[Start INFORMATION SHOWN]

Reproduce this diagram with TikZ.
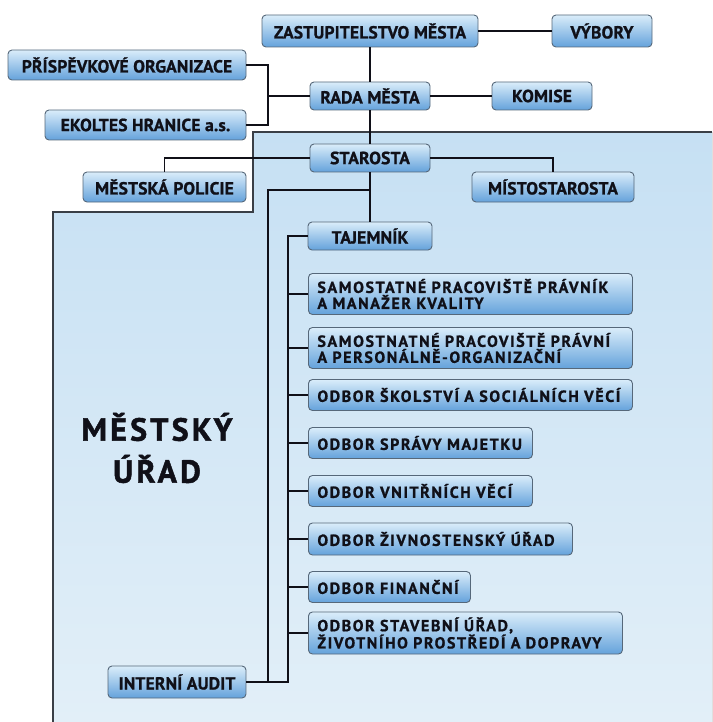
\documentclass[tikz,border=0pt]{standalone}
\usepackage{fontspec}
\usepackage{tikz}
\usetikzlibrary{positioning, calc}
\setmainfont{PT Sans}
\newfontfamily\boxfont[LetterSpace=1, BoldFeatures={FakeBold=1}]{PT Sans}
\newfontfamily\widefont[LetterSpace=10, BoldFeatures={FakeBold=1}]{PT Sans}
\newfontfamily\bigfont[LetterSpace=10, BoldFeatures={FakeBold=1.5}]{PT Sans}
\definecolor{ink}{HTML}{101018}
\definecolor{boxedge}{HTML}{56687A}
\definecolor{boxtop}{HTML}{DAEDFA}
\definecolor{boxmid}{HTML}{AFD4F1}
\definecolor{boxbot}{HTML}{64A2DB}
\definecolor{paneltop}{HTML}{C6E0F3}
\definecolor{panelbot}{HTML}{E2EFF8}
\definecolor{panelline}{HTML}{3A3F46}

\begin{document}
\begin{tikzpicture}[
  x=1pt, y=-1pt,
  unit/.style={rectangle, rounded corners=4pt, draw=boxedge, line width=0.9pt,
               top color=boxtop, middle color=boxmid, bottom color=boxbot,
               minimum height=28pt, inner sep=0pt, align=center,
               font=\boxfont\bfseries\fontsize{17.5}{18}\selectfont\color{ink}},
  odbor/.style={unit, anchor=west, align=left, inner xsep=9pt, text width=#1,
                font=\widefont\bfseries\fontsize{16}{16}\selectfont\color{ink}},
  link/.style={line width=1.4pt, draw=ink}
]
  \useasboundingbox (0,0) rectangle (712,722);

  % panel of the town office
  \fill[top color=paneltop, bottom color=panelbot]
    (253,132) -- (712,132) -- (712,722) -- (53,722) -- (53,212) -- (253,212) -- cycle;
  \draw[panelline, line width=1.2pt] (712,132) -- (253,132) -- (253,212) -- (53,212) -- (53,722);
  \node[font=\bigfont\bfseries\fontsize{32}{42}\selectfont\color{ink}, align=center] (urad) at (157,448) {MĚSTSKÝ\\ÚŘAD};

  % top level
  \node[unit, minimum width=216pt, minimum height=32pt] (zast) at (370,31) {ZASTUPITELSTVO MĚSTA};
  \node[unit, minimum width=100pt, minimum height=32pt] (vybory) at (602,31) {VÝBORY};
  \node[unit, minimum width=238pt, minimum height=30pt] (prisp) at (127,65) {PŘÍSPĚVKOVÉ ORGANIZACE};
  \node[unit, minimum width=120pt] (rada) at (370,96) {RADA MĚSTA};
  \node[unit, minimum width=100pt] (komise) at (542,96) {KOMISE};
  \node[unit, minimum width=201pt, minimum height=30pt] (ekoltes) at (145.5,125) {EKOLTES HRANICE a.s.};
  \node[unit, minimum width=120pt] (starosta) at (370,158) {STAROSTA};
  \node[unit, minimum width=163pt, minimum height=30pt] (policie) at (164.5,187) {MĚSTSKÁ POLICIE};
  \node[unit, minimum width=162pt, minimum height=30pt] (mistost) at (553,187) {MÍSTOSTAROSTA};
  \node[unit, minimum width=124pt] (tajemnik) at (370,236) {TAJEMNÍK};

  % departments
  \node[odbor=306pt, minimum height=41pt] (pravnik) at (308,294) {SAMOSTATNÉ PRACOVIŠTĚ PRÁVNÍK\\A MANAŽER KVALITY};
  \node[odbor=306pt, minimum height=41pt] (personal) at (308,348) {SAMOSTNATNÉ PRACOVIŠTĚ PRÁVNÍ\\A PERSONÁLNĚ-ORGANIZAČNÍ};
  \node[odbor=306pt, minimum height=31pt] (skolstvi) at (308,395) {ODBOR ŠKOLSTVÍ A SOCIÁLNÍCH VĚCÍ};
  \node[odbor=206pt, minimum height=31pt] (majetek) at (308,443) {ODBOR SPRÁVY MAJETKU};
  \node[odbor=206pt, minimum height=31pt] (vnitrni) at (308,491) {ODBOR VNITŘNÍCH VĚCÍ};
  \node[odbor=246pt, minimum height=32pt] (zivnost) at (308,539) {ODBOR ŽIVNOSTENSKÝ ÚŘAD};
  \node[odbor=144pt, minimum height=31pt] (financni) at (308,587) {ODBOR FINANČNÍ};
  \node[odbor=296pt, minimum height=42pt] (stavebni) at (308,633) {ODBOR STAVEBNÍ ÚŘAD,\\ŽIVOTNÍHO PROSTŘEDÍ A DOPRAVY};
  \node[unit, minimum width=138pt, minimum height=32pt] (audit) at (177,682) {INTERNÍ AUDIT};

  % connectors
  \coordinate (orgbus) at (268,96);
  \coordinate (split) at (370,190);
  \coordinate (auditbus) at (268,682);
  \coordinate (odborbus) at (288,682);

  \draw[link] (zast) -- (vybory);
  \draw[link] (zast) -- (rada);
  \draw[link] (rada) -- (komise);
  \draw[link] (rada) -- (starosta);
  \draw[link] (prisp.east) -| (orgbus) |- (ekoltes.east);
  \draw[link] (rada.west) -- (orgbus);
  \draw[link] (starosta.west) -| (policie.north);
  \draw[link] (starosta.east) -| (mistost.north);
  \draw[link] (starosta) -- (tajemnik);
  \draw[link] (split) -| (auditbus);
  \draw[link] (tajemnik.west) -| (odborbus) -- (audit.east);
  \foreach \n in {pravnik, personal, skolstvi, majetek, vnitrni, zivnost, financni, stavebni}
    \draw[link] (\n.west) -- (\n.west -| odborbus);
\end{tikzpicture}
\end{document}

[End INFORMATION SHOWN]

§ **WRITTEN PROBLEM**
Set the data above down again exactly as given, with no pictures.

§ **WRITTEN SOLUTION**
Reproduce this diagram with TikZ.
\documentclass[tikz,border=0pt]{standalone}
\usepackage{fontspec}
\usepackage{tikz}
\usetikzlibrary{positioning, calc}
\setmainfont{PT Sans}
\newfontfamily\boxfont[LetterSpace=1, BoldFeatures={FakeBold=1}]{PT Sans}
\newfontfamily\widefont[LetterSpace=10, BoldFeatures={FakeBold=1}]{PT Sans}
\newfontfamily\bigfont[LetterSpace=10, BoldFeatures={FakeBold=1.5}]{PT Sans}
\definecolor{ink}{HTML}{101018}
\definecolor{boxedge}{HTML}{56687A}
\definecolor{boxtop}{HTML}{DAEDFA}
\definecolor{boxmid}{HTML}{AFD4F1}
\definecolor{boxbot}{HTML}{64A2DB}
\definecolor{paneltop}{HTML}{C6E0F3}
\definecolor{panelbot}{HTML}{E2EFF8}
\definecolor{panelline}{HTML}{3A3F46}

\begin{document}
\begin{tikzpicture}[
  x=1pt, y=-1pt,
  unit/.style={rectangle, rounded corners=4pt, draw=boxedge, line width=0.9pt,
               top color=boxtop, middle color=boxmid, bottom color=boxbot,
               minimum height=28pt, inner sep=0pt, align=center,
               font=\boxfont\bfseries\fontsize{17.5}{18}\selectfont\color{ink}},
  odbor/.style={unit, anchor=west, align=left, inner xsep=9pt, text width=#1,
                font=\widefont\bfseries\fontsize{16}{16}\selectfont\color{ink}},
  link/.style={line width=1.4pt, draw=ink}
]
  \useasboundingbox (0,0) rectangle (712,722);

  % panel of the town office
  \fill[top color=paneltop, bottom color=panelbot]
    (253,132) -- (712,132) -- (712,722) -- (53,722) -- (53,212) -- (253,212) -- cycle;
  \draw[panelline, line width=1.2pt] (712,132) -- (253,132) -- (253,212) -- (53,212) -- (53,722);
  \node[font=\bigfont\bfseries\fontsize{32}{42}\selectfont\color{ink}, align=center] (urad) at (157,448) {MĚSTSKÝ\\ÚŘAD};

  % top level
  \node[unit, minimum width=216pt, minimum height=32pt] (zast) at (370,31) {ZASTUPITELSTVO MĚSTA};
  \node[unit, minimum width=100pt, minimum height=32pt] (vybory) at (602,31) {VÝBORY};
  \node[unit, minimum width=238pt, minimum height=30pt] (prisp) at (127,65) {PŘÍSPĚVKOVÉ ORGANIZACE};
  \node[unit, minimum width=120pt] (rada) at (370,96) {RADA MĚSTA};
  \node[unit, minimum width=100pt] (komise) at (542,96) {KOMISE};
  \node[unit, minimum width=201pt, minimum height=30pt] (ekoltes) at (145.5,125) {EKOLTES HRANICE a.s.};
  \node[unit, minimum width=120pt] (starosta) at (370,158) {STAROSTA};
  \node[unit, minimum width=163pt, minimum height=30pt] (policie) at (164.5,187) {MĚSTSKÁ POLICIE};
  \node[unit, minimum width=162pt, minimum height=30pt] (mistost) at (553,187) {MÍSTOSTAROSTA};
  \node[unit, minimum width=124pt] (tajemnik) at (370,236) {TAJEMNÍK};

  % departments
  \node[odbor=306pt, minimum height=41pt] (pravnik) at (308,294) {SAMOSTATNÉ PRACOVIŠTĚ PRÁVNÍK\\A MANAŽER KVALITY};
  \node[odbor=306pt, minimum height=41pt] (personal) at (308,348) {SAMOSTNATNÉ PRACOVIŠTĚ PRÁVNÍ\\A PERSONÁLNĚ-ORGANIZAČNÍ};
  \node[odbor=306pt, minimum height=31pt] (skolstvi) at (308,395) {ODBOR ŠKOLSTVÍ A SOCIÁLNÍCH VĚCÍ};
  \node[odbor=206pt, minimum height=31pt] (majetek) at (308,443) {ODBOR SPRÁVY MAJETKU};
  \node[odbor=206pt, minimum height=31pt] (vnitrni) at (308,491) {ODBOR VNITŘNÍCH VĚCÍ};
  \node[odbor=246pt, minimum height=32pt] (zivnost) at (308,539) {ODBOR ŽIVNOSTENSKÝ ÚŘAD};
  \node[odbor=144pt, minimum height=31pt] (financni) at (308,587) {ODBOR FINANČNÍ};
  \node[odbor=296pt, minimum height=42pt] (stavebni) at (308,633) {ODBOR STAVEBNÍ ÚŘAD,\\ŽIVOTNÍHO PROSTŘEDÍ A DOPRAVY};
  \node[unit, minimum width=138pt, minimum height=32pt] (audit) at (177,682) {INTERNÍ AUDIT};

  % connectors
  \coordinate (orgbus) at (268,96);
  \coordinate (split) at (370,190);
  \coordinate (auditbus) at (268,682);
  \coordinate (odborbus) at (288,682);

  \draw[link] (zast) -- (vybory);
  \draw[link] (zast) -- (rada);
  \draw[link] (rada) -- (komise);
  \draw[link] (rada) -- (starosta);
  \draw[link] (prisp.east) -| (orgbus) |- (ekoltes.east);
  \draw[link] (rada.west) -- (orgbus);
  \draw[link] (starosta.west) -| (policie.north);
  \draw[link] (starosta.east) -| (mistost.north);
  \draw[link] (starosta) -- (tajemnik);
  \draw[link] (split) -| (auditbus);
  \draw[link] (tajemnik.west) -| (odborbus) -- (audit.east);
  \foreach \n in {pravnik, personal, skolstvi, majetek, vnitrni, zivnost, financni, stavebni}
    \draw[link] (\n.west) -- (\n.west -| odborbus);
\end{tikzpicture}
\end{document}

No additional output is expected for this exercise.